Beale’s rideshare ordinance would require 5 percent of a rideshare company’s fleet to be wheelchair accessible. But Uber spokeswoman Brooke Anderson says the requirement is misguided.

“Our business model is to have a large pool of vehicles and to be flexible enough to have supply meet demand,” Anderson says. “Having a fixed percentage of vehicles is not the best way to approach that.”

Instead, Uber says it is getting ready to launch two new products, Uber WAV and Uber Assist, that would provide wheelchair accessible vehicles to riders, or provide drivers that can assist customers who have other special needs. She says the company will partner with outside organizations to make sure there are enough accessible vehicles on the road.

“We’re going to partner with a rental company, we’re going to partner with a WAV company, we’re approaching this in a number of ways and really trying to be innovative, and we’re trying to leverage technology to provide a solution,” she said. “The issue of accessibility has been a problem for years and won’t be solved overnight.”
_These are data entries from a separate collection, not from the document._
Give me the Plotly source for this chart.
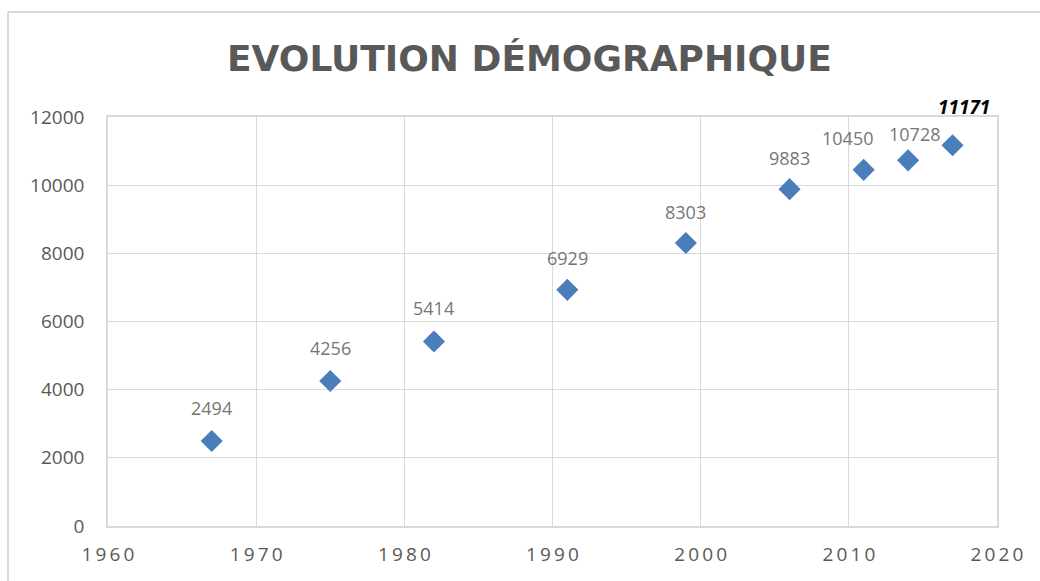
import plotly.graph_objects as go

years = [1967, 1975, 1982, 1991, 1999, 2006, 2011, 2014, 2017]
population = [2494, 4256, 5414, 6929, 8303, 9883, 10450, 10728, 11171]
x_ticks = [1960, 1970, 1980, 1990, 2000, 2010, 2020]
y_ticks = [0, 2000, 4000, 6000, 8000, 10000, 12000]
title_text = "EVOLUTION DÉMOGRAPHIQUE"

# label nudges (pixels) as placed in the original chart
label_dx = [0, 0, 0, 0, 0, 0, -16, 6, 11]
label_dy = [33, 33, 33, 32, 31, 31, 32, 26, 38]

W, H = 1040, 581
L, R, T, B = 108, 43, 117, 55
pw, ph = W - L - R, H - T - B

fig = go.Figure()
fig.add_trace(go.Scatter(
    x=years, y=population, mode="markers",
    marker=dict(symbol="diamond", size=17, color="#4a7ebb",
                line=dict(width=0)),
    hoverinfo="x+y", showlegend=False,
))

annotations = []
for i, (x, y) in enumerate(zip(years, population)):
    last = i == len(years) - 1
    if last:
        text = "<b><i>%d</i></b>" % y
        font = dict(family="Open Sans", size=19, color="#000000")
    else:
        text = str(y)
        font = dict(family="Open Sans", size=18, color="#767676")
    annotations.append(dict(
        x=x, y=y, xref="x", yref="y", text=text, showarrow=False,
        xshift=label_dx[i], yshift=label_dy[i], font=font,
    ))

annotations.append(dict(
    x=(529 - L) / pw, y=1 + (T - 58) / ph, xref="paper", yref="paper",
    text="<b>" + title_text + "</b>", showarrow=False,
    font=dict(family="DejaVu Sans", size=36, color="#595959"),
    xanchor="center", yanchor="middle",
))

spaced = ["\u2009".join(str(v)) for v in x_ticks]

fig.update_layout(
    width=W, height=H,
    margin=dict(l=L, r=R, t=T, b=B),
    paper_bgcolor="white", plot_bgcolor="white",
    annotations=annotations,
    xaxis=dict(
        range=[1960, 2020], tickmode="array", tickvals=x_ticks, ticktext=spaced,
        showgrid=True, gridcolor="#d9d9d9", gridwidth=1.3,
        showline=True, linecolor="#d9d9d9", linewidth=1.5, mirror=True,
        zeroline=False, ticks="", ticklabelstandoff=10,
        tickfont=dict(family="Open Sans", size=19, color="#595959"),
    ),
    yaxis=dict(
        range=[0, 12000], tickmode="array", tickvals=y_ticks,
        ticktext=[str(v) for v in y_ticks],
        showgrid=True, gridcolor="#d9d9d9", gridwidth=1.3,
        showline=True, linecolor="#d9d9d9", linewidth=1.5, mirror=True,
        zeroline=False, ticks="", ticklabelstandoff=18,
        tickfont=dict(family="Open Sans", size=19, color="#595959"),
    ),
    shapes=[
        dict(type="line", xref="paper", yref="paper",
             x0=(8 - L) / pw, x1=(8 - L) / pw,
             y0=(T + ph - 12) / ph, y1=(T + ph - H - 5) / ph,
             line=dict(color="#d9d9d9", width=2)),
        dict(type="line", xref="paper", yref="paper",
             x0=(8 - L) / pw, x1=(W + 5 - L) / pw,
             y0=(T + ph - 12) / ph, y1=(T + ph - 12) / ph,
             line=dict(color="#d9d9d9", width=2)),
    ],
)

fig.write_html("out.html", config={"displayModeBar": False},
               post_script="document.body.style.margin='0px';document.body.style.overflow='hidden';")
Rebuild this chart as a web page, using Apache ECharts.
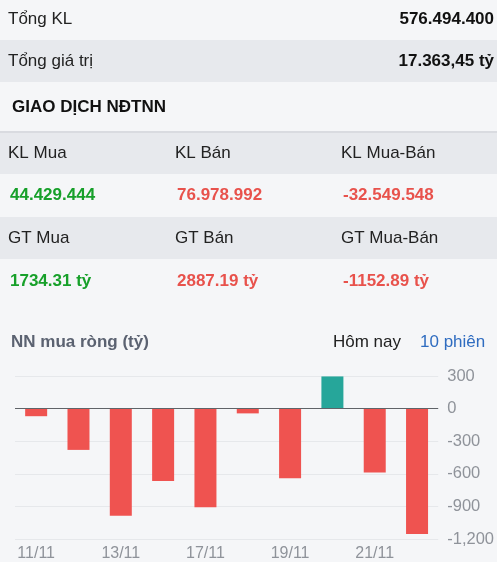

“The issue of accessibility has been a problem for years and won’t be solved overnight.”

–Brooke Anderson, Uber


Beale’s ordinance is backed by the taxi industry and would require all Uber drivers to get chauffer’s licenses, something that Anderson says would put rideshare companies like Uber and Lyft out of business in Chicago. Mayor Rahm Emanuel’s office has been meeting with Beale, taxi and rideshare representatives to discuss a compromise that would only require those that drive full time to get licenses. The ordinance is expected to be up for a vote on Friday in a joint meeting of the Transportation and License and Consumer Protection committees. The ordinance could go before the full City Council next Wednesday.

Sources close to the negotiations say a surcharge to fund added wheelchair accessible taxis has been floated as an alternative to the 5 percent rideshare accessible vehicle requirement. But a spokesperson for the mayor’s office says that conversations on a final ordinance are still fluid.

“We are continuing to work with stakeholders on a compromise that will ensure a level playing field between rideshare and taxicab drivers while meeting the mayor’s primary objectives – continued innovation in the industry and access to safe and reliable transportation options for residents in every part of Chicago,” says a statement released by the mayor’s office Thursday.

Nassar says she doesn’t believe more taxis will solve her problem.

“If it starts to pour, rain or snow, and I’m stuck in my wheelchair, I need to get on to transportation quickly and not have to go through a dispatch and wait whatever amount of time to get a taxi,” she says.